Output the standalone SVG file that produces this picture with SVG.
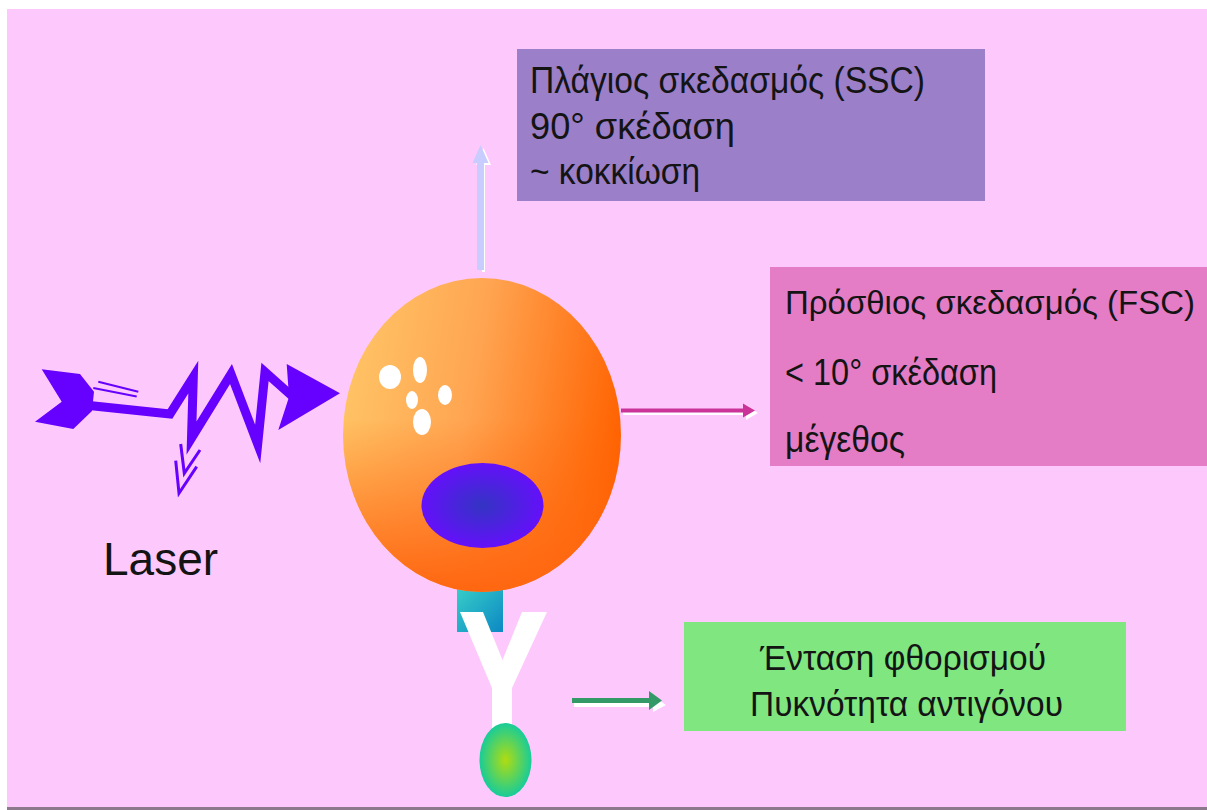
<svg xmlns="http://www.w3.org/2000/svg" width="1207" height="810" viewBox="0 0 1207 810">
  <style>
    .lbl { font-family: "Liberation Sans", Arial, "Noto Sans", sans-serif; fill: #141414; }
    .big { font-size: 37px; }
    .mid { font-size: 35px; }
    .bolt { fill: #6600FF; }
    .boltline { fill: none; stroke: #6600FF; stroke-linejoin: miter; stroke-miterlimit: 20; }
  </style>
  <defs>
    <linearGradient id="cellH" x1="0" y1="0.3" x2="1" y2="0.5">
      <stop offset="0" stop-color="#FFC465"/>
      <stop offset="0.45" stop-color="#FFA552"/>
      <stop offset="1" stop-color="#FF6200"/>
    </linearGradient>
    <linearGradient id="cellV" x1="0" y1="0" x2="0" y2="1">
      <stop offset="0.45" stop-color="#FF6A10" stop-opacity="0"/>
      <stop offset="1" stop-color="#FF6610" stop-opacity="1"/>
    </linearGradient>
    <radialGradient id="nucleus" cx="0.5" cy="0.5" r="0.5">
      <stop offset="0" stop-color="#3434C4"/>
      <stop offset="1" stop-color="#6410FA"/>
    </radialGradient>
    <linearGradient id="receptor" x1="0" y1="0" x2="1" y2="1">
      <stop offset="0" stop-color="#38D0C8"/>
      <stop offset="1" stop-color="#0C88C4"/>
    </linearGradient>
    <radialGradient id="fluor" cx="0.5" cy="0.5" r="0.5">
      <stop offset="0" stop-color="#B0DC10"/>
      <stop offset="1" stop-color="#18CC98"/>
    </radialGradient>
  </defs>

  <!-- slide background -->
  <rect x="0" y="0" width="1207" height="810" fill="#FFFFFF"/>
  <rect x="7" y="9" width="1200" height="799" fill="#FDC9FD"/>
  <rect x="7" y="807" width="1200" height="3" fill="#8C7A8C"/>

  <!-- connectors -->
  <g id="connectors">
    <!-- side scatter (up) -->
    <g id="ssc-arrow">
      <path d="M482,272 L482,165 L476,165 L483.5,148 L491,165 L485,165 L485,272 Z" fill="#FFFFFF"/>
      <path d="M477,270 L477,163 L472.5,163 L480.5,145 L488.5,163 L484,163 L484,270 Z" fill="#C8CCFF"/>
    </g>
    <!-- forward scatter (right) -->
    <g id="fsc-arrow">
      <path d="M623,411 L746,411 L746,405 L758,413 L746,420 L746,415 L623,415 Z" fill="#FFFFFF"/>
      <path d="M621,408.5 L743,408.5 L743,403.5 L755,410.5 L743,417.5 L743,412.5 L621,412.5 Z" fill="#CC3399"/>
    </g>
    <!-- fluorescence (right) -->
    <g id="fl-arrow">
      <path d="M574,703 L653,703 L653,696 L666,705 L653,712 L653,707 L574,707 Z" fill="#FFFFFF"/>
      <path d="M572,698 L649,698 L649,691 L662,700.5 L649,710 L649,703 L572,703 Z" fill="#339966"/>
    </g>
  </g>

  <!-- laser beam -->
  <g id="laser">
    <polygon class="bolt" points="41.7,369.3 80,374 94,391.7 92,411 73.3,429 35,421.7 61.7,401.7"/>
    <polyline class="boltline" stroke-width="9" points="75,404 170,414 193.3,377 191.5,438 231,374 257.7,444 265,372 292,396"/>
    <polygon class="bolt" points="286.7,364 340,393.3 278.3,430 289,397"/>
    <path class="boltline" stroke-width="2" d="M98.3,381.7 L138.3,391.7 M93.3,388 L136.7,396.5"/>
    <path class="boltline" stroke-width="3" d="M175.7,460.7 L179,493.3 L196.7,466.7 M180.7,444 L184.3,473.3 L200,450"/>
    <text class="lbl" x="103" y="575" font-size="46">Laser</text>
  </g>

  <!-- cell with receptor, antibody and fluorochrome -->
  <g id="cell">
    <rect x="457" y="585" width="46" height="47" fill="url(#receptor)"/>
    <ellipse cx="482" cy="435" rx="139" ry="157" fill="url(#cellH)"/>
    <ellipse cx="482" cy="435" rx="139" ry="157" fill="url(#cellV)"/>
    <g fill="#FFFFFF">
      <ellipse cx="390" cy="377" rx="11" ry="12"/>
      <ellipse cx="420" cy="370" rx="7" ry="13"/>
      <ellipse cx="445" cy="395" rx="7" ry="10"/>
      <ellipse cx="412" cy="400" rx="6" ry="9"/>
      <ellipse cx="422" cy="422" rx="9" ry="13"/>
    </g>
    <ellipse cx="482.5" cy="505.5" rx="61" ry="42.5" fill="url(#nucleus)"/>
  </g>
  <g id="antibody">
    <polygon fill="#FFFFFF" points="460,612 483,612 502.5,660 522,612 547,612 512,688 512,730 492,730 492,688"/>
    <ellipse cx="505.5" cy="760" rx="26" ry="37" fill="url(#fluor)"/>
  </g>

  <!-- side scatter box -->
  <g id="ssc-box">
    <rect x="517" y="49" width="468" height="152" fill="#9B7FC9"/>
    <text class="lbl big" x="530" y="93" textLength="395" lengthAdjust="spacingAndGlyphs">Πλάγιος σκεδασμός (SSC)</text>
    <text class="lbl big" x="530" y="139" textLength="205" lengthAdjust="spacingAndGlyphs">90° σκέδαση</text>
    <text class="lbl big" x="530" y="184" textLength="170" lengthAdjust="spacingAndGlyphs">~ κοκκίωση</text>
  </g>

  <!-- forward scatter box -->
  <g id="fsc-box">
    <rect x="770" y="267" width="437" height="199" fill="#E47DC6"/>
    <text class="lbl" x="785" y="314" font-size="33" textLength="410" lengthAdjust="spacingAndGlyphs">Πρόσθιος σκεδασμός (FSC)</text>
    <text class="lbl big" x="785" y="385" textLength="212" lengthAdjust="spacingAndGlyphs">&lt; 10° σκέδαση</text>
    <text class="lbl big" x="785" y="452" textLength="120" lengthAdjust="spacingAndGlyphs">μέγεθος</text>
  </g>

  <!-- fluorescence box -->
  <g id="fl-box">
    <rect x="684" y="622" width="442" height="109" fill="#80E680"/>
    <text class="lbl mid" x="760" y="670" textLength="286" lengthAdjust="spacingAndGlyphs">Ένταση φθορισμού</text>
    <text class="lbl mid" x="750" y="716" textLength="313" lengthAdjust="spacingAndGlyphs">Πυκνότητα αντιγόνου</text>
  </g>
</svg>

+ + + + +

**REQUIRED TASK:**
Transcribe the material exactly, leaving every picture out.

**EXPECTED ANSWER:**
Output the standalone SVG file that produces this picture with SVG.
<svg xmlns="http://www.w3.org/2000/svg" width="1207" height="810" viewBox="0 0 1207 810">
  <style>
    .lbl { font-family: "Liberation Sans", Arial, "Noto Sans", sans-serif; fill: #141414; }
    .big { font-size: 37px; }
    .mid { font-size: 35px; }
    .bolt { fill: #6600FF; }
    .boltline { fill: none; stroke: #6600FF; stroke-linejoin: miter; stroke-miterlimit: 20; }
  </style>
  <defs>
    <linearGradient id="cellH" x1="0" y1="0.3" x2="1" y2="0.5">
      <stop offset="0" stop-color="#FFC465"/>
      <stop offset="0.45" stop-color="#FFA552"/>
      <stop offset="1" stop-color="#FF6200"/>
    </linearGradient>
    <linearGradient id="cellV" x1="0" y1="0" x2="0" y2="1">
      <stop offset="0.45" stop-color="#FF6A10" stop-opacity="0"/>
      <stop offset="1" stop-color="#FF6610" stop-opacity="1"/>
    </linearGradient>
    <radialGradient id="nucleus" cx="0.5" cy="0.5" r="0.5">
      <stop offset="0" stop-color="#3434C4"/>
      <stop offset="1" stop-color="#6410FA"/>
    </radialGradient>
    <linearGradient id="receptor" x1="0" y1="0" x2="1" y2="1">
      <stop offset="0" stop-color="#38D0C8"/>
      <stop offset="1" stop-color="#0C88C4"/>
    </linearGradient>
    <radialGradient id="fluor" cx="0.5" cy="0.5" r="0.5">
      <stop offset="0" stop-color="#B0DC10"/>
      <stop offset="1" stop-color="#18CC98"/>
    </radialGradient>
  </defs>

  <!-- slide background -->
  <rect x="0" y="0" width="1207" height="810" fill="#FFFFFF"/>
  <rect x="7" y="9" width="1200" height="799" fill="#FDC9FD"/>
  <rect x="7" y="807" width="1200" height="3" fill="#8C7A8C"/>

  <!-- connectors -->
  <g id="connectors">
    <!-- side scatter (up) -->
    <g id="ssc-arrow">
      <path d="M482,272 L482,165 L476,165 L483.5,148 L491,165 L485,165 L485,272 Z" fill="#FFFFFF"/>
      <path d="M477,270 L477,163 L472.5,163 L480.5,145 L488.5,163 L484,163 L484,270 Z" fill="#C8CCFF"/>
    </g>
    <!-- forward scatter (right) -->
    <g id="fsc-arrow">
      <path d="M623,411 L746,411 L746,405 L758,413 L746,420 L746,415 L623,415 Z" fill="#FFFFFF"/>
      <path d="M621,408.5 L743,408.5 L743,403.5 L755,410.5 L743,417.5 L743,412.5 L621,412.5 Z" fill="#CC3399"/>
    </g>
    <!-- fluorescence (right) -->
    <g id="fl-arrow">
      <path d="M574,703 L653,703 L653,696 L666,705 L653,712 L653,707 L574,707 Z" fill="#FFFFFF"/>
      <path d="M572,698 L649,698 L649,691 L662,700.5 L649,710 L649,703 L572,703 Z" fill="#339966"/>
    </g>
  </g>

  <!-- laser beam -->
  <g id="laser">
    <polygon class="bolt" points="41.7,369.3 80,374 94,391.7 92,411 73.3,429 35,421.7 61.7,401.7"/>
    <polyline class="boltline" stroke-width="9" points="75,404 170,414 193.3,377 191.5,438 231,374 257.7,444 265,372 292,396"/>
    <polygon class="bolt" points="286.7,364 340,393.3 278.3,430 289,397"/>
    <path class="boltline" stroke-width="2" d="M98.3,381.7 L138.3,391.7 M93.3,388 L136.7,396.5"/>
    <path class="boltline" stroke-width="3" d="M175.7,460.7 L179,493.3 L196.7,466.7 M180.7,444 L184.3,473.3 L200,450"/>
    <text class="lbl" x="103" y="575" font-size="46">Laser</text>
  </g>

  <!-- cell with receptor, antibody and fluorochrome -->
  <g id="cell">
    <rect x="457" y="585" width="46" height="47" fill="url(#receptor)"/>
    <ellipse cx="482" cy="435" rx="139" ry="157" fill="url(#cellH)"/>
    <ellipse cx="482" cy="435" rx="139" ry="157" fill="url(#cellV)"/>
    <g fill="#FFFFFF">
      <ellipse cx="390" cy="377" rx="11" ry="12"/>
      <ellipse cx="420" cy="370" rx="7" ry="13"/>
      <ellipse cx="445" cy="395" rx="7" ry="10"/>
      <ellipse cx="412" cy="400" rx="6" ry="9"/>
      <ellipse cx="422" cy="422" rx="9" ry="13"/>
    </g>
    <ellipse cx="482.5" cy="505.5" rx="61" ry="42.5" fill="url(#nucleus)"/>
  </g>
  <g id="antibody">
    <polygon fill="#FFFFFF" points="460,612 483,612 502.5,660 522,612 547,612 512,688 512,730 492,730 492,688"/>
    <ellipse cx="505.5" cy="760" rx="26" ry="37" fill="url(#fluor)"/>
  </g>

  <!-- side scatter box -->
  <g id="ssc-box">
    <rect x="517" y="49" width="468" height="152" fill="#9B7FC9"/>
    <text class="lbl big" x="530" y="93" textLength="395" lengthAdjust="spacingAndGlyphs">Πλάγιος σκεδασμός (SSC)</text>
    <text class="lbl big" x="530" y="139" textLength="205" lengthAdjust="spacingAndGlyphs">90° σκέδαση</text>
    <text class="lbl big" x="530" y="184" textLength="170" lengthAdjust="spacingAndGlyphs">~ κοκκίωση</text>
  </g>

  <!-- forward scatter box -->
  <g id="fsc-box">
    <rect x="770" y="267" width="437" height="199" fill="#E47DC6"/>
    <text class="lbl" x="785" y="314" font-size="33" textLength="410" lengthAdjust="spacingAndGlyphs">Πρόσθιος σκεδασμός (FSC)</text>
    <text class="lbl big" x="785" y="385" textLength="212" lengthAdjust="spacingAndGlyphs">&lt; 10° σκέδαση</text>
    <text class="lbl big" x="785" y="452" textLength="120" lengthAdjust="spacingAndGlyphs">μέγεθος</text>
  </g>

  <!-- fluorescence box -->
  <g id="fl-box">
    <rect x="684" y="622" width="442" height="109" fill="#80E680"/>
    <text class="lbl mid" x="760" y="670" textLength="286" lengthAdjust="spacingAndGlyphs">Ένταση φθορισμού</text>
    <text class="lbl mid" x="750" y="716" textLength="313" lengthAdjust="spacingAndGlyphs">Πυκνότητα αντιγόνου</text>
  </g>
</svg>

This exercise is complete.